Hill on the Hill: Dr. Fiona Hill Speaks to Harriton Students


Sammy Biglin, Opinions Editor

Swiss-German poet Hermann Hesse once said, “Everything becomes a little different as soon as it is spoken out loud.” And it’s true. A fear-ridden childhood in northern England in the  1980s, a history degree from St. Andrew, and the intricacies of Russian politics all wove themselves into an inspiring narrative when spoken by Dr. Fiona Hill, who joined Harriton students over Zoom on February 26 to share her story and answer all of our many questions. 

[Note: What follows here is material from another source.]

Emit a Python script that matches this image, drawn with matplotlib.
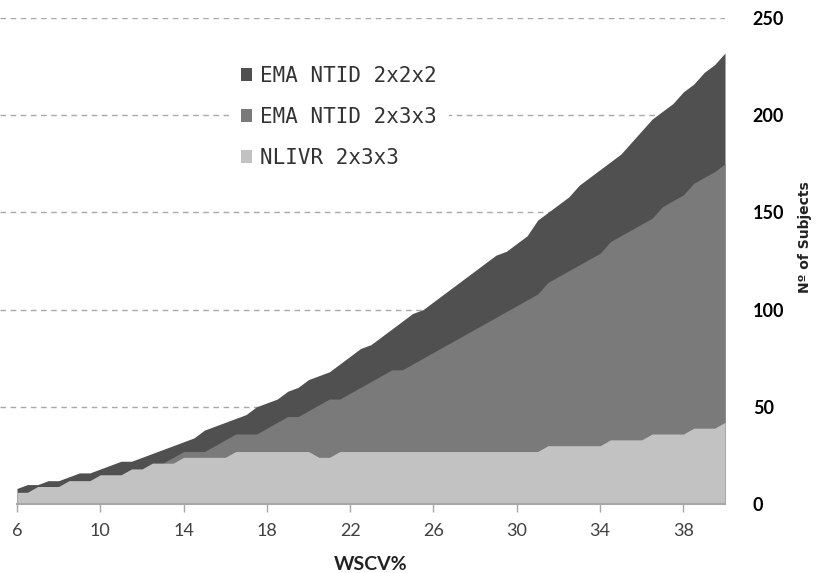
import numpy as np
import matplotlib.pyplot as plt
from matplotlib.patches import Patch

# WSCV% sampled every 0.5
wscv = np.arange(6, 40.5, 0.5)

ema_2x2x2 = [8, 10, 10, 12, 12, 14, 16, 16, 18, 20,
             22, 22, 24, 26, 28, 30, 32, 34, 38, 40,
             42, 44, 46, 50, 52, 54, 58, 60, 64, 66,
             68, 72, 76, 80, 82, 86, 90, 94, 98, 100,
             104, 108, 112, 116, 120, 124, 128, 130, 134, 138,
             146, 150, 154, 158, 164, 168, 172, 176, 180, 186,
             192, 198, 202, 206, 212, 216, 222, 226,
             232]

ema_2x3x3 = [6, 6, 9, 9, 9, 12, 12, 12, 15, 15,
             15, 18, 18, 21, 21, 24, 27, 27, 27, 30,
             33, 36, 36, 36, 39, 42, 45, 45, 48, 51,
             54, 54, 57, 60, 63, 66, 69, 69, 72, 75,
             78, 81, 84, 87, 90, 93, 96, 99, 102, 105,
             108, 114, 117, 120, 123, 126, 129, 135, 138, 141,
             144, 147, 153, 156, 159, 165, 168, 171,
             175]

nlivr_2x3x3 = [6, 6, 9, 9, 9, 12, 12, 12, 15, 15,
               15, 18, 18, 21, 21, 21, 24, 24, 24, 24,
               24, 27, 27, 27, 27, 27, 27, 27, 27, 24,
               24, 27, 27, 27, 27, 27, 27, 27, 27, 27,
               27, 27, 27, 27, 27, 27, 27, 27, 27, 27,
               27, 30, 30, 30, 30, 30, 30, 33, 33, 33,
               33, 36, 36, 36, 36, 39, 39, 39,
               42]

labels = ["EMA NTID 2x2x2", "EMA NTID 2x3x3", "NLIVR 2x3x3"]
colors = ["#505050", "#7a7a7a", "#c2c2c2"]
x_ticks = [6, 10, 14, 18, 22, 26, 30, 34, 38]
y_ticks = [0, 50, 100, 150, 200, 250]

plt.rcParams['font.family'] = ['Lato', 'DejaVu Sans']

fig = plt.figure(figsize=(8.17, 5.73), dpi=100)
ax = fig.add_axes([0, 0.1204, 0.8874, 0.8482])

for series, color in zip([ema_2x2x2, ema_2x3x3, nlivr_2x3x3], colors):
    ax.fill_between(wscv, 0, series, color=color, lw=0, zorder=2)

ax.set_xlim(5.184, 40)
ax.set_ylim(0, 250)

for s in ["top", "left", "right"]:
    ax.spines[s].set_visible(False)
ax.spines["bottom"].set_bounds(6, 40)
ax.spines["bottom"].set_color("#a8a8a8")
ax.spines["bottom"].set_linewidth(1.5)
ax.spines["bottom"].set_zorder(3)

ax.set_xticks(x_ticks)
ax.tick_params(axis="x", length=6, width=1, color="#a8a8a8", labelsize=13,
               labelcolor="#404040", pad=8)

ax.yaxis.tick_right()
ax.set_yticks(y_ticks)
ax.tick_params(axis="y", length=0, labelsize=13, pad=20)
for lbl in ax.get_yticklabels():
    lbl.set_fontweight("bold")

for v in y_ticks[1:]:
    ax.axhline(v, color="#a8a8a8", lw=1, ls=(0, (4, 3.3)), zorder=1)

fig.text(371/817, 1 - 565/573, "WSCV%", ha="center", va="center",
         fontsize=14, fontweight="bold", color="#222222")
fig.text(805/817, 1 - 237/573, "Nº of Subjects", ha="center", va="center",
         rotation=90, fontsize=10, fontweight="bold", color="#222222",
         family=["DejaVu Sans"])

handles = [Patch(facecolor=c, edgecolor="none") for c in colors]
leg = fig.legend(handles, labels, loc="upper left",
                 bbox_to_anchor=(0.2797, 0.9067), borderaxespad=0,
                 prop=dict(family="DejaVu Sans Mono", size=15),
                 frameon=True, facecolor="white", edgecolor="none",
                 framealpha=1, fancybox=False, borderpad=0.6,
                 handlelength=0.55, handleheight=0.55, handletextpad=0.35,
                 labelspacing=1.0)
for t in leg.get_texts():
    t.set_color("#333333")

fig.savefig("out.png", dpi=100)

Dr. Hill worked on the National Security Council under multiple different presidents, advising on relations with Russia. She is currently working at the Brookings Institution, continuing her research on international relations. Though already a recognized legend in her field, she gleaned national attention by being a whistleblower in the Trump administration and testifying against him at his first impeachment trial in 2019. 

Superintendent Copeland and Director of School and Community Relations Amy Buckman began speaking to Dr. Hill in early September of last year. The superintendent watched Hill’s testimony and was “taken by her directness and sense of nonpartisanship,” despite the nature of the trial.

She focused on the importance of the truth. When asked if the district would face backlash for this choice of speaker, Copeland joked, “I don’t think the district could choose any speaker and not receive some complaints.” After doing more research, he was further impressed by the fact that she was “a witness to history” and characterized her story as “rags to riches.” 

The story goes as such: Fiona Hill grew up in a working-class town in northern England where coal mining was the primary occupation. From a very young age, her father pushed her to believe in herself and chase her dreams. Her teenage years were restricted by the presence of a serial killer in her area, which limited her ability to go out at night and see friends.

The Cold War was also at one of its tensest points. “Everyone thought college entrance exams were pointless because we were all going to die any day,” she says of her high school experience. Despite this, she excelled at her exams. She was accepted to St. Andrews, where she double-majored in Russian and Modern History.

After this, she attempted to get a job in London but faced heavy discrimination based on her accent. It signaled that she came from a northern-England working-class background. Because of this, people assumed she was incompetent and unintelligent.

After some frustration, she applied for a scholarship to get her master’s degree in the United States. She was accepted. Upon arrival in the US, she was amazed at how little discrimination she faced and how people even found her accent “fancy” and “regal.” From here, she continued to climb through the ranks at research institutions, writing and traveling and eventually securing a job in the White House. 

She covered a myriad of topics in her hour of answering questions, but here are the main takeaways:

  • The American Dream was very real for her

The 1990s America provided social mobility and opportunity that wasn’t available back home. She had little money, sought education and a fresh start, and was received with open arms in America. However, she acknowledged that she believes that the same mobility is becoming less and less available, especially to people of color. Her next written work is on precisely that subject.

  • Global politics are a bit sticky right now.

Her main concerns are the instability that Putin’s death could cause and the rise of populist movements in the EU. There have been rumors for years now that Putin has some kind of cancer and is slowly losing his leadership capabilities.

Though she mentioned that there is a history of authoritarian leaders claiming illness (to see who gets a little too eager to take their place), she does believe that Putin may die soon, as he has been in power for over seventeen years. Putin’s death could cause a scramble for power in Russia that would destabilize the nation for what could be years. 

Her fears surrounding the rise of populist movements in the EU relate to the efficacy of democracy. In her words, “populist movements short-circuit democratic processes,” and she worries that “a lack of checks and balances” could push some leaders closer to authoritarianism than the EU has seen since the 1940s. 

  • Diversity is our saving grace. 

When Dr. Hill started working at the Brookings Institution in 2000, she was the only woman there. Since then, the workplace has become more diverse, but she still hopes to see different backgrounds entering foreign policy. Even just coming from another country, Dr. Hill was able to bring a fresh perspective and question problems from an angle that hadn’t been considered yet. 

Not only is it essential in the workforce, she believes in government diversity matters even more.

“People don’t trust their government because it doesn’t look like them.”

She encouraged all students to look into international relations if they are interested in history or politics.

  • In terms of national security, partisanship is our greatest weakness. 

When asked if Russia had succeeded in dividing the U.S., she answered with no hesitation.

“Yes, and they really didn’t have to do much.”

A politically divided America can provide a distraction to policymakers, allowing Russia to exploit our weaknesses and perhaps even secure leaders into power who better serve their agenda. This same division also makes us more vulnerable to exploitation from China. 

  • You can do it!

Dr. Hill ended by saying she believed in the power of all of us to make the world better. Our diversity and fresh perspectives have the potential to make the world more mobile, thoughtful, and hospitable. 

A special thanks to students Guillaume, Dinah, Nina, and Jonah for moderating the event. As a student body, we were privileged to hear from someone who participated in American democracy on such a high level. Maybe one day, we’ll do the same.